### What is expected
Write out the entire listing below exactly, with the pictures left out.

### Provided data
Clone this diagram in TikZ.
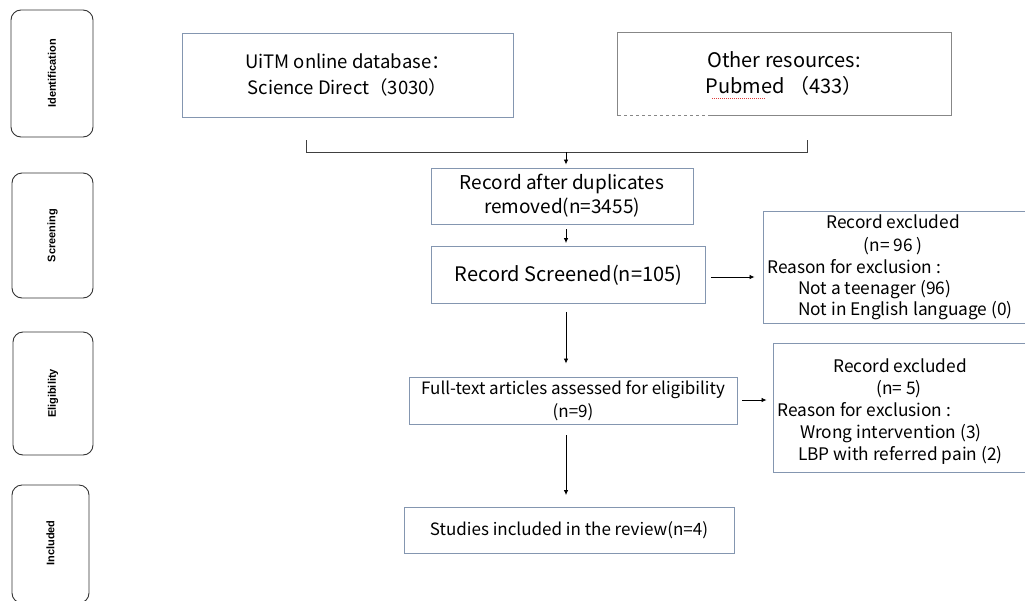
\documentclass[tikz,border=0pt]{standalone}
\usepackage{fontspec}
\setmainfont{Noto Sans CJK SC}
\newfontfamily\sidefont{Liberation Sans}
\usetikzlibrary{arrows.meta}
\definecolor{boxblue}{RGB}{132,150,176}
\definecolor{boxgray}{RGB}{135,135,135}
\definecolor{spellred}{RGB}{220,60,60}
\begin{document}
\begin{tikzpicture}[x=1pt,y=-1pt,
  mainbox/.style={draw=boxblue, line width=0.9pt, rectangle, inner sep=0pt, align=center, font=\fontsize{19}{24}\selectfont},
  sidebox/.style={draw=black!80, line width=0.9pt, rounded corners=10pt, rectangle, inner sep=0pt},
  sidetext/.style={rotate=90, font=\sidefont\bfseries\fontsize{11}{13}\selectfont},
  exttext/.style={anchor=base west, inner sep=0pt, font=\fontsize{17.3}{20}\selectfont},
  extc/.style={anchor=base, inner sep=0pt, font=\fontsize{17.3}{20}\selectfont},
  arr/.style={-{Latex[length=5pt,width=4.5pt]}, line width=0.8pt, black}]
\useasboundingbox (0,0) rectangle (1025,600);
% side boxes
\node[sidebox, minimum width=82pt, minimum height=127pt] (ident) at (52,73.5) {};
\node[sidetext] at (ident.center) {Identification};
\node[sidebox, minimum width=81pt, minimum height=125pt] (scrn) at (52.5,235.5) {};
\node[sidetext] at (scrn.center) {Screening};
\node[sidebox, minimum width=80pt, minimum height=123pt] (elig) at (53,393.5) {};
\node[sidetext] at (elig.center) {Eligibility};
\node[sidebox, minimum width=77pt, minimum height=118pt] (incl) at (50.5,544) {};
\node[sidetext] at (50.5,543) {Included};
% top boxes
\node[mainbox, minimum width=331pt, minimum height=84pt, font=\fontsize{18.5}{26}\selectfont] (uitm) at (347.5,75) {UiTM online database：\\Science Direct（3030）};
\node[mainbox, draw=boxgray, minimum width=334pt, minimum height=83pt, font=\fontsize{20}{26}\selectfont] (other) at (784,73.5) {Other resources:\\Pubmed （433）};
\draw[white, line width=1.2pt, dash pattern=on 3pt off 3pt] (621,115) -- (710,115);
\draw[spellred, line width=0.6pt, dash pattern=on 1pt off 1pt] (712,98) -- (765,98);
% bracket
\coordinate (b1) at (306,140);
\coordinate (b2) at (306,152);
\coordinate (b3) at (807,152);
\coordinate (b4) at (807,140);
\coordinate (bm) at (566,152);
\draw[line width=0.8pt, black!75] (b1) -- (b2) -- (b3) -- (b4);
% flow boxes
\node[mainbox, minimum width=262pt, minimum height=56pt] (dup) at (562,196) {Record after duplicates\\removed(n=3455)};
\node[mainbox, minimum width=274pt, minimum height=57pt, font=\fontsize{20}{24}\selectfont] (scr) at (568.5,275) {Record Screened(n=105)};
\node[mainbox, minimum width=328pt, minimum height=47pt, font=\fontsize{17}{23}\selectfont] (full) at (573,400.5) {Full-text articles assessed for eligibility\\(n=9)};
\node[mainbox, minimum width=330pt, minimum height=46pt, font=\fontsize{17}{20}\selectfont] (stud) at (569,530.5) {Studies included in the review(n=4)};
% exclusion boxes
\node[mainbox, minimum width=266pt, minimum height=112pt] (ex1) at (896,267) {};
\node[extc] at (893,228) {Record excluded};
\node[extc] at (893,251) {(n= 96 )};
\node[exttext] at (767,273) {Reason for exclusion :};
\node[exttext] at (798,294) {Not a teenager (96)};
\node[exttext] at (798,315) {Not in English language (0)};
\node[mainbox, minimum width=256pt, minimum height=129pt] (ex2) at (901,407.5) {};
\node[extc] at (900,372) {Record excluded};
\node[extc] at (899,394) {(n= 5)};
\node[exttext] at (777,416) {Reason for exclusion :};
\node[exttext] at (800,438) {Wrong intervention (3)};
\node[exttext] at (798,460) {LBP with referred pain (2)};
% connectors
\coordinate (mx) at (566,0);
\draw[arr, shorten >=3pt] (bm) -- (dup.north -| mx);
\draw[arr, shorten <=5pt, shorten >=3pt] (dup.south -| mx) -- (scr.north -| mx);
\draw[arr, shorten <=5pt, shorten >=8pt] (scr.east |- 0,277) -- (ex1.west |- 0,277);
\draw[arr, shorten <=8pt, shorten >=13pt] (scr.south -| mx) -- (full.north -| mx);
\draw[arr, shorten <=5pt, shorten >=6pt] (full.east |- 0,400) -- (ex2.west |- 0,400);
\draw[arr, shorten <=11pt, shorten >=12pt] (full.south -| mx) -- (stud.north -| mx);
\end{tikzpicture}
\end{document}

### The output
Clone this diagram in TikZ.
\documentclass[tikz,border=0pt]{standalone}
\usepackage{fontspec}
\setmainfont{Noto Sans CJK SC}
\newfontfamily\sidefont{Liberation Sans}
\usetikzlibrary{arrows.meta}
\definecolor{boxblue}{RGB}{132,150,176}
\definecolor{boxgray}{RGB}{135,135,135}
\definecolor{spellred}{RGB}{220,60,60}
\begin{document}
\begin{tikzpicture}[x=1pt,y=-1pt,
  mainbox/.style={draw=boxblue, line width=0.9pt, rectangle, inner sep=0pt, align=center, font=\fontsize{19}{24}\selectfont},
  sidebox/.style={draw=black!80, line width=0.9pt, rounded corners=10pt, rectangle, inner sep=0pt},
  sidetext/.style={rotate=90, font=\sidefont\bfseries\fontsize{11}{13}\selectfont},
  exttext/.style={anchor=base west, inner sep=0pt, font=\fontsize{17.3}{20}\selectfont},
  extc/.style={anchor=base, inner sep=0pt, font=\fontsize{17.3}{20}\selectfont},
  arr/.style={-{Latex[length=5pt,width=4.5pt]}, line width=0.8pt, black}]
\useasboundingbox (0,0) rectangle (1025,600);
% side boxes
\node[sidebox, minimum width=82pt, minimum height=127pt] (ident) at (52,73.5) {};
\node[sidetext] at (ident.center) {Identification};
\node[sidebox, minimum width=81pt, minimum height=125pt] (scrn) at (52.5,235.5) {};
\node[sidetext] at (scrn.center) {Screening};
\node[sidebox, minimum width=80pt, minimum height=123pt] (elig) at (53,393.5) {};
\node[sidetext] at (elig.center) {Eligibility};
\node[sidebox, minimum width=77pt, minimum height=118pt] (incl) at (50.5,544) {};
\node[sidetext] at (50.5,543) {Included};
% top boxes
\node[mainbox, minimum width=331pt, minimum height=84pt, font=\fontsize{18.5}{26}\selectfont] (uitm) at (347.5,75) {UiTM online database：\\Science Direct（3030）};
\node[mainbox, draw=boxgray, minimum width=334pt, minimum height=83pt, font=\fontsize{20}{26}\selectfont] (other) at (784,73.5) {Other resources:\\Pubmed （433）};
\draw[white, line width=1.2pt, dash pattern=on 3pt off 3pt] (621,115) -- (710,115);
\draw[spellred, line width=0.6pt, dash pattern=on 1pt off 1pt] (712,98) -- (765,98);
% bracket
\coordinate (b1) at (306,140);
\coordinate (b2) at (306,152);
\coordinate (b3) at (807,152);
\coordinate (b4) at (807,140);
\coordinate (bm) at (566,152);
\draw[line width=0.8pt, black!75] (b1) -- (b2) -- (b3) -- (b4);
% flow boxes
\node[mainbox, minimum width=262pt, minimum height=56pt] (dup) at (562,196) {Record after duplicates\\removed(n=3455)};
\node[mainbox, minimum width=274pt, minimum height=57pt, font=\fontsize{20}{24}\selectfont] (scr) at (568.5,275) {Record Screened(n=105)};
\node[mainbox, minimum width=328pt, minimum height=47pt, font=\fontsize{17}{23}\selectfont] (full) at (573,400.5) {Full-text articles assessed for eligibility\\(n=9)};
\node[mainbox, minimum width=330pt, minimum height=46pt, font=\fontsize{17}{20}\selectfont] (stud) at (569,530.5) {Studies included in the review(n=4)};
% exclusion boxes
\node[mainbox, minimum width=266pt, minimum height=112pt] (ex1) at (896,267) {};
\node[extc] at (893,228) {Record excluded};
\node[extc] at (893,251) {(n= 96 )};
\node[exttext] at (767,273) {Reason for exclusion :};
\node[exttext] at (798,294) {Not a teenager (96)};
\node[exttext] at (798,315) {Not in English language (0)};
\node[mainbox, minimum width=256pt, minimum height=129pt] (ex2) at (901,407.5) {};
\node[extc] at (900,372) {Record excluded};
\node[extc] at (899,394) {(n= 5)};
\node[exttext] at (777,416) {Reason for exclusion :};
\node[exttext] at (800,438) {Wrong intervention (3)};
\node[exttext] at (798,460) {LBP with referred pain (2)};
% connectors
\coordinate (mx) at (566,0);
\draw[arr, shorten >=3pt] (bm) -- (dup.north -| mx);
\draw[arr, shorten <=5pt, shorten >=3pt] (dup.south -| mx) -- (scr.north -| mx);
\draw[arr, shorten <=5pt, shorten >=8pt] (scr.east |- 0,277) -- (ex1.west |- 0,277);
\draw[arr, shorten <=8pt, shorten >=13pt] (scr.south -| mx) -- (full.north -| mx);
\draw[arr, shorten <=5pt, shorten >=6pt] (full.east |- 0,400) -- (ex2.west |- 0,400);
\draw[arr, shorten <=11pt, shorten >=12pt] (full.south -| mx) -- (stud.north -| mx);
\end{tikzpicture}
\end{document}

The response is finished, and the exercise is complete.